The District Court held, on appeal, that the property in the grain was in the baker, the grain itself being in the possession of the Government. The Court also held that the appellant had no title to the grain, and observed that it as not in his possession and that possession would not have been given to him, because a licence to possess grain was necessary and the appellant had none.

As far as we can understand the grounds of the Magistrate's decision the main difference between it and the decision of the District Court was that the Magistrate considered that the appellant had a lien on the grain for the purchase money that he had paid and the District Court considered that no such lien existed.
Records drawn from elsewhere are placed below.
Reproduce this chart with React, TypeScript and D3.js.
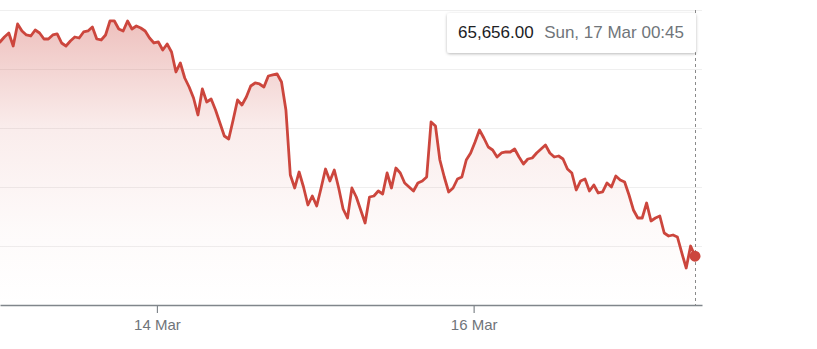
import React, { useEffect, useRef } from "react";
import * as d3 from "d3";

// Price series (USD), sampled at a fixed interval
const prices: number[] = [
  72916, 73085, 73221, 72780, 73526, 73289, 73153, 73119, 73323, 73221,
  73017, 73017, 73153, 73187, 72882, 72780, 72950, 73085, 73051, 73255,
  73289, 73424, 73017, 72984, 73153, 73628, 73628, 73356, 73289, 73628,
  73356, 73458, 73390, 73289, 73051, 72882, 72916, 72645, 72848, 72577,
  71899, 72204, 71695, 71390, 71017, 70441, 71322, 70882, 70983, 70611,
  70170, 69729, 69627, 70272, 70950, 70780, 71051, 71424, 71526, 71492,
  71390, 71763, 71797, 71831, 71560, 70611, 68407, 67966, 68509, 68000,
  67390, 67695, 67356, 67966, 68610, 68204, 68577, 67966, 67254, 66949,
  67966, 67661, 67221, 66780, 67661, 67695, 67865, 67763, 68475, 67966,
  68644, 68475, 68136, 68000, 67865, 68136, 68204, 68339, 70204, 70068,
  68916, 68339, 67831, 67966, 68271, 68339, 68916, 69153, 69526, 69933,
  69661, 69356, 69255, 69017, 69153, 69187, 69187, 69288, 69017, 68780,
  68949, 68983, 69153, 69288, 69424, 69153, 69017, 69051, 68949, 68610,
  68475, 67899, 68204, 68271, 67865, 68068, 67797, 67831, 68136, 68000,
  68373, 68238, 68170, 67729, 67221, 66949, 66949, 67458, 66848, 66949,
  67017, 66441, 66339, 66373, 66305, 65763, 65254, 66000, 65656,
];
const startTime = Date.UTC(2024, 2, 13, 0, 13);
const stepMinutes = 40;
const gridValues: number[] = [66000, 68000, 70000, 72000, 74000];
const yDomain: [number, number] = [64000, 74000];
const xTickDates: number[] = [Date.UTC(2024, 2, 14), Date.UTC(2024, 2, 16)];
const tooltipValue = "65,656.00";
const tooltipDate = "Sun, 17 Mar 00:45";

const W = 817;
const H = 349;
const LINE = "#cc463d";
const FONT = "Arial, 'Liberation Sans', Helvetica, sans-serif";

type Pt = { t: Date; v: number };
const data: Pt[] = prices.map((v, i) => ({
  t: new Date(startTime + i * stepMinutes * 60000),
  v,
}));

export default function App() {
  const axisRef = useRef<SVGGElement>(null);

  const x = d3
    .scaleTime()
    .domain([data[0].t, data[data.length - 1].t])
    .range([0, 695]);
  const y = d3.scaleLinear().domain(yDomain).range([305, 10]);
  const plotRight = 702;
  const axisScale = x
    .copy()
    .domain([x.invert(0), x.invert(plotRight)])
    .range([0, plotRight]);

  useEffect(() => {
    if (!axisRef.current) return;
    const g = d3.select(axisRef.current);
    g.selectAll("*").remove();
    g.call(
      d3
        .axisBottom(axisScale)
        .tickValues(xTickDates.map((d) => new Date(d)))
        .tickFormat((d) => d3.utcFormat("%-d %b")(d as Date))
        .tickSize(8)
        .tickSizeOuter(0)
        .tickPadding(6)
    );
    g.select(".domain").attr("stroke", "#80868b").attr("stroke-width", 1.5);
    g.selectAll(".tick line").attr("stroke", "#80868b").attr("stroke-width", 1.2);
    g.selectAll(".tick text")
      .attr("fill", "#70757a")
      .attr("font-size", 15)
      .attr("font-family", FONT);
  }, []);

  const line = d3
    .line<Pt>()
    .x((d) => x(d.t))
    .y((d) => y(d.v));
  const area = d3
    .area<Pt>()
    .x((d) => x(d.t))
    .y0(y(yDomain[0]))
    .y1((d) => y(d.v));

  const last = data[data.length - 1];
  const lx = x(last.t);
  const ly = y(last.v);

  return (
    <svg
      width={W}
      height={H}
      style={{ position: "absolute", left: 0, top: 0, background: "#fff" }}
    >
      <defs>
        <linearGradient id="fillGrad" gradientUnits="userSpaceOnUse" x1="0" y1="10" x2="0" y2="305">
          <stop offset="0" stopColor={LINE} stopOpacity={0.36} />
          <stop offset="0.4" stopColor={LINE} stopOpacity={0.1} />
          <stop offset="0.75" stopColor={LINE} stopOpacity={0.025} />
          <stop offset="1" stopColor={LINE} stopOpacity={0.0} />
        </linearGradient>
        <filter id="shadow" x="-10%" y="-30%" width="120%" height="170%">
          <feDropShadow dx="0" dy="1" stdDeviation="1.5" floodColor="#000" floodOpacity="0.28" />
        </filter>
      </defs>

      {gridValues.map((v) => (
        <line
          key={v}
          x1={0}
          x2={plotRight}
          y1={Math.round(y(v)) + 0.5}
          y2={Math.round(y(v)) + 0.5}
          stroke="#efefef"
          strokeWidth={1}
        />
      ))}

      <path d={area(data) || ""} fill="url(#fillGrad)" />
      <path
        d={line(data) || ""}
        fill="none"
        stroke={LINE}
        strokeWidth={2.8}
        strokeLinejoin="round"
        strokeLinecap="round"
      />

      <g ref={axisRef} transform={`translate(0,${y(yDomain[0])})`} />

      <line
        x1={lx + 0.5}
        x2={lx + 0.5}
        y1={10}
        y2={305}
        stroke="#8a8a8a"
        strokeWidth={1}
        strokeDasharray="3,3"
      />
      <circle cx={lx} cy={ly} r={5.5} fill={LINE} />

      <g>
        <rect
          x={447}
          y={13}
          width={lx + 1 - 447}
          height={40}
          rx={3}
          fill="#fff"
          filter="url(#shadow)"
        />
        <text x={458} y={38} fontFamily={FONT} fontSize={17} fill="#202124">
          {tooltipValue}
        </text>
        <text x={684} y={38} textAnchor="end" fontFamily={FONT} fontSize={17} fill="#70757a">
          {tooltipDate}
        </text>
      </g>
    </svg>
  );
}
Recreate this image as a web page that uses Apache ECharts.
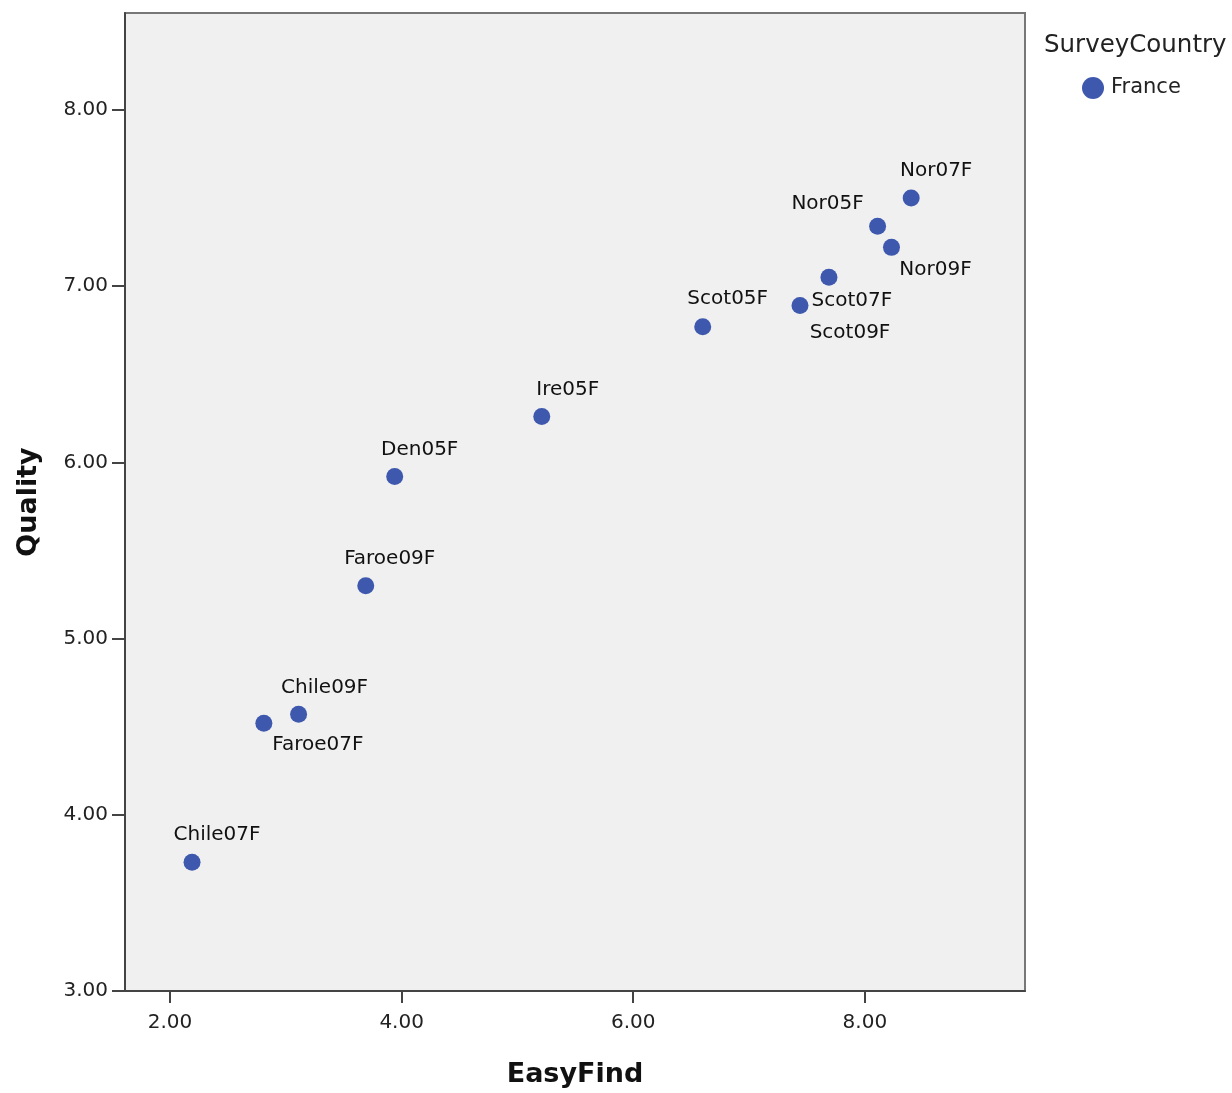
<!DOCTYPE html>
<html>
<head>
<meta charset="utf-8">
<script src="https://cdn.jsdelivr.net/npm/echarts@6/dist/echarts.min.js"></script>
<style>
html,body{margin:0;padding:0;background:#fff;}
#chart{width:1232px;height:1093px;}
</style>
</head>
<body>
<div id="chart"></div>
<script>
// ---- data ----
const pointNames = ['Nor07F','Nor05F','Nor09F','Scot07F','Scot09F','Scot05F','Ire05F','Den05F','Faroe09F','Chile09F','Faroe07F','Chile07F'];
const easyFind  = [8.40, 8.11, 8.23, 7.69, 7.44, 6.60, 5.21, 3.94, 3.69, 3.11, 2.81, 2.19];
const quality   = [7.50, 7.34, 7.22, 7.05, 6.89, 6.77, 6.26, 5.92, 5.30, 4.57, 4.52, 3.73];
const seriesName = 'France';
const legendTitle = 'SurveyCountry';
const xTicks = [2, 4, 6, 8];
const yTicks = [3, 4, 5, 6, 7, 8];

// ---- label placement (layout only) ----
const labelOffset = {
  Nor07F: [25, -27], Nor05F: [-50, -22], Nor09F: [44, 22], Scot07F: [23, 23],
  Scot09F: [50, 27], Scot05F: [25, -28], Ire05F: [26, -27], Den05F: [25, -27],
  Faroe09F: [24, -27], Chile09F: [26, -27], Faroe07F: [54, 22], Chile07F: [25, -28]
};

const FONT = 'DejaVu Sans';
const dotColor = '#3e58ae';

const seriesData = pointNames.map((n, i) => ({
  name: n,
  value: [easyFind[i], quality[i]],
  label: { offset: labelOffset[n] }
}));

const chart = echarts.init(document.getElementById('chart'), null, { renderer: 'canvas' });
chart.setOption({
  animation: false,
  backgroundColor: '#ffffff',
  title: {
    text: legendTitle,
    left: 1039, top: 28,
    textStyle: { fontFamily: FONT, fontSize: 24.5, fontWeight: 'normal', color: '#222' }
  },
  legend: {
    data: [seriesName],
    left: 1077, top: 72,
    icon: 'circle',
    itemWidth: 22, itemHeight: 22,
    itemGap: 4,
    textStyle: { fontFamily: FONT, fontSize: 21, color: '#222', padding: [8, 0, 0, 2] }
  },
  grid: {
    left: 125, right: 207, top: 13, bottom: 102,
    show: true, backgroundColor: '#f0f0f0', borderColor: '#777', borderWidth: 2
  },
  xAxis: {
    type: 'value',
    min: 1.611, max: 9.383,
    name: 'EasyFind',
    nameLocation: 'middle',
    nameGap: 70,
    nameTextStyle: { fontFamily: FONT, fontSize: 27, fontWeight: 'bold', color: '#111' },
    axisLine: { show: true, lineStyle: { color: '#444', width: 2 } },
    axisTick: { show: true, length: 12, customValues: xTicks, lineStyle: { color: '#444', width: 2 } },
    axisLabel: { customValues: xTicks, margin: 22, fontFamily: FONT, fontSize: 20, color: '#222',
      formatter: v => Number(v).toFixed(2) },
    splitLine: { show: false }
  },
  yAxis: {
    type: 'value',
    min: 3, max: 8.55,
    name: 'Quality',
    nameLocation: 'middle',
    nameGap: 83,
    nameRotate: 90,
    nameTextStyle: { fontFamily: FONT, fontSize: 27, fontWeight: 'bold', color: '#111' },
    axisLine: { show: true, lineStyle: { color: '#444', width: 2 } },
    axisTick: { show: true, length: 13, customValues: yTicks, lineStyle: { color: '#444', width: 2 } },
    axisLabel: { customValues: yTicks, margin: 17, fontFamily: FONT, fontSize: 20, color: '#222',
      formatter: v => Number(v).toFixed(2) },
    splitLine: { show: false }
  },
  series: [{
    name: seriesName,
    type: 'scatter',
    symbol: 'circle',
    symbolSize: 17,
    itemStyle: { color: dotColor, opacity: 1 },
    label: {
      show: true,
      position: 'inside',
      formatter: p => p.name,
      fontFamily: FONT, fontSize: 20, color: '#111'
    },
    data: seriesData
  }]
});
</script>
</body>
</html>
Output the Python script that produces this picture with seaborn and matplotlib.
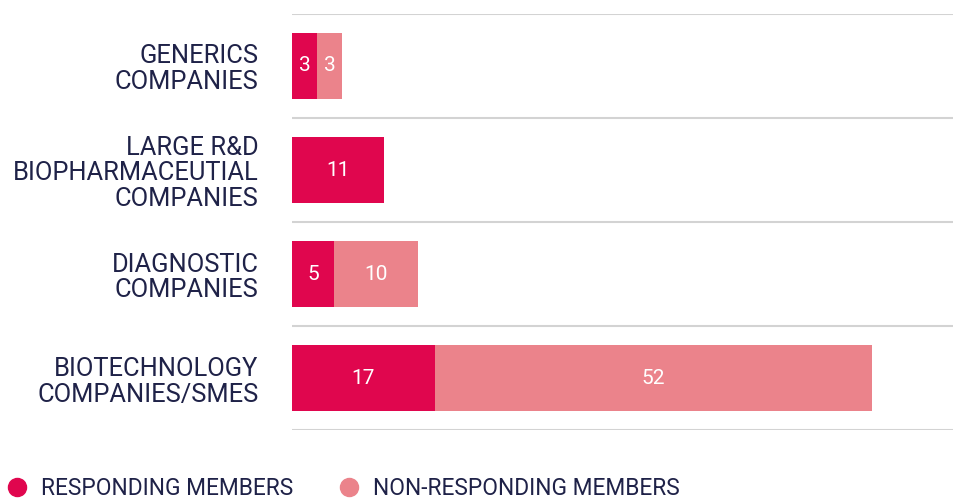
import matplotlib
matplotlib.use('Agg')
import matplotlib.pyplot as plt
from matplotlib.lines import Line2D
import pandas as pd
import seaborn as sns

# Data
categories = ['GENERICS\nCOMPANIES',
              'LARGE R&D\nBIOPHARMACEUTIAL\nCOMPANIES',
              'DIAGNOSTIC\nCOMPANIES',
              'BIOTECHNOLOGY\nCOMPANIES/SMES']
responding = [3, 11, 5, 17]
non_responding = [3, 0, 10, 52]
series_names = ['RESPONDING MEMBERS', 'NON-RESPONDING MEMBERS']

RED = '#E0064E'
PINK = '#EB838B'
TEXT = '#1F2248'
GRID = '#D3D3D3'

sns.set_theme(style='white')
plt.rcParams['font.family'] = ['Roboto', 'DejaVu Sans']

df = pd.DataFrame({'category': categories,
                   'responding': responding,
                   'non_responding': non_responding})
df['total'] = df['responding'] + df['non_responding']

fig = plt.figure(figsize=(9.54, 4.99), dpi=100)
ax = fig.add_axes([0.306, 0.138, 0.694, 0.834])

# stacked: full total in light colour, responding part drawn on top
sns.barplot(data=df, y='category', x='total', color=PINK, orient='h',
            width=0.635, saturation=1, ax=ax)
sns.barplot(data=df, y='category', x='responding', color=RED, orient='h',
            width=0.635, saturation=1, ax=ax)
for p in ax.patches:
    p.set_linewidth(0)

# value labels
for i, row in df.iterrows():
    if row['responding'] > 0:
        ax.text(row['responding'] / 2, i, str(row['responding']), color='white',
                ha='center', va='center', fontsize=15)
    if row['non_responding'] > 0:
        ax.text(row['responding'] + row['non_responding'] / 2, i,
                str(row['non_responding']), color='white',
                ha='center', va='center', fontsize=15)

ax.set_xlim(0, 78.8)
ax.set_ylim(len(categories) - 0.5, -0.5)
for yb in range(len(categories) + 1):
    ax.axhline(yb - 0.5, color=GRID, lw=1.5, zorder=0)

ax.set_xlabel('')
ax.set_ylabel('')
ax.set_xticks([])
ax.tick_params(axis='y', length=0, pad=24, labelsize=18.4, labelcolor=TEXT)
for lbl in ax.get_yticklabels():
    lbl.set_linespacing(1.1)
sns.despine(ax=ax, left=True, bottom=True)

handles = [Line2D([], [], marker='o', ls='', markersize=13, color=c)
           for c in (RED, PINK)]
fig.legend(handles, series_names, loc='center left', bbox_to_anchor=(0.0063, 0.022),
           ncol=2, frameon=False, fontsize=16.4, labelcolor=TEXT,
           borderpad=0, borderaxespad=0,
           handletextpad=0.55, columnspacing=1.95, handlelength=1.0)

plt.savefig('out.png', dpi=100)
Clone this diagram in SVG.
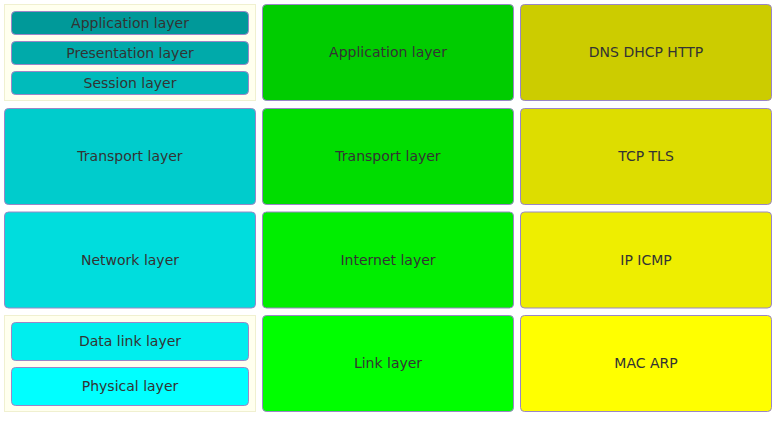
<svg xmlns="http://www.w3.org/2000/svg" width="784" height="421" viewBox="0 0 784 421">
<style>
.c{fill:#ffffee;stroke:#f0f0d0;stroke-width:1}
.b{stroke:#9a86c8;stroke-width:1}
text{font-family:"DejaVu Sans",sans-serif;font-size:14px;fill:#333;text-anchor:middle;dominant-baseline:central}
</style>
<rect width="784" height="421" fill="#ffffff"/>
<g id="osi-upper">
<rect class="c" x="4.5" y="4.5" width="251" height="96"/>
<g id="osi-app"><rect class="b" x="11.5" y="11.5" width="237" height="23" rx="4" fill="#009999"/><text x="130" y="22.5">Application layer</text></g>
<g id="osi-pres"><rect class="b" x="11.5" y="41.5" width="237" height="23" rx="4" fill="#00aaaa"/><text x="130" y="52.5">Presentation layer</text></g>
<g id="osi-sess"><rect class="b" x="11.5" y="71.5" width="237" height="23" rx="4" fill="#00bbbb"/><text x="130" y="82.5">Session layer</text></g>
</g>
<g id="osi-trans"><rect class="b" x="4.5" y="108.5" width="251" height="96" rx="4" fill="#00cccc"/><text x="130" y="156">Transport layer</text></g>
<g id="osi-net"><rect class="b" x="4.5" y="212" width="251" height="96" rx="4" fill="#00dddd"/><text x="130" y="259.5">Network layer</text></g>
<g id="osi-lower">
<rect class="c" x="4.5" y="315.5" width="251" height="96"/>
<g id="osi-dl"><rect class="b" x="11.5" y="322.5" width="237" height="38" rx="4" fill="#00eeee"/><text x="130" y="341">Data link layer</text></g>
<g id="osi-phys"><rect class="b" x="11.5" y="367.5" width="237" height="38" rx="4" fill="#00ffff"/><text x="130" y="386">Physical layer</text></g>
</g>
<g id="tcp-app"><rect class="b" x="262.5" y="4.5" width="251" height="96" rx="4" fill="#00cc00"/><text x="388" y="52">Application layer</text></g>
<g id="tcp-trans"><rect class="b" x="262.5" y="108.5" width="251" height="96" rx="4" fill="#00dd00"/><text x="388" y="156">Transport layer</text></g>
<g id="tcp-inet"><rect class="b" x="262.5" y="212" width="251" height="96" rx="4" fill="#00ee00"/><text x="388" y="259.5">Internet layer</text></g>
<g id="tcp-link"><rect class="b" x="262.5" y="315.5" width="251" height="96" rx="4" fill="#00ff00"/><text x="388" y="363">Link layer</text></g>
<g id="p-app"><rect class="b" x="520.5" y="4.5" width="251" height="96" rx="4" fill="#cccc00"/><text x="646" y="52">DNS DHCP HTTP</text></g>
<g id="p-trans"><rect class="b" x="520.5" y="108.5" width="251" height="96" rx="4" fill="#dddd00"/><text x="646" y="156">TCP TLS</text></g>
<g id="p-inet"><rect class="b" x="520.5" y="212" width="251" height="96" rx="4" fill="#eeee00"/><text x="646" y="259.5">IP ICMP</text></g>
<g id="p-link"><rect class="b" x="520.5" y="315.5" width="251" height="96" rx="4" fill="#ffff00"/><text x="646" y="363">MAC ARP</text></g>
<g id="connectors"/>
</svg>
In this Court the argument turned on the existence of a lien. Mr. Clerides for the appellant, argued that the baker had made the appellant his agent to purchase the grain and to keep possession of it until the baker could pay for it sack by sack. Mr. Clerides pointed out that, according to the evidence, the officials in charge at the Government Store had no means of identifying licence holders and that the appellant would no doubt have been given possession of the grain had the baker's licence been presented on his behalf, with payment, before the grain had been seized. According to the evidence, this statement appears to us to be a correct statement of what would probably have occurred, whether or not it would have been in accordance with the provisions of the Order issued under the Defence Regulations. Notwithstanding that Order, Mr. Clerides maintained that the appellant was entitled to get possession of the grain as agent of the baker and to retain possession of it until the baker paid. In support of his argument Mr. Clerides referred to section 229 of the Contract Law which establishes an agent's lien on property of his principal which has been received by the agent. Even if we assume that the appellant was the baker's agent in this case, it is clear that, under the section quoted, a lien could only be created in favour of the agent in respect of property which the agent had "received" within the meaning of the section and so could "retain". The appellant had certainly .not received the grain in this case, nor had he, indeed, even a right to receive it into his own possession, for possession of wheat and barley was controlled by the Order under the Defence Regulations already mentioned and the appellant bad no licence to possess the grain. It was not argued, for the appellant, that the property in the grain had passed to him; nor, indeed, could such a proposition have been maintained. The sole claim put forward on his behalf was to a lien on the grain as the baker's agent. As we have already pointed out, an essential condition for such a lien is that the agent must have received the property in respect of which the lien is claimed and the grain had not been received by the appellant in this case. Accordingly, without expressing any opinion on the question whether the appellant was or was not the. baker's agent we consider that the judgment of the District Court was right and that this appeal must be dismissed with costs.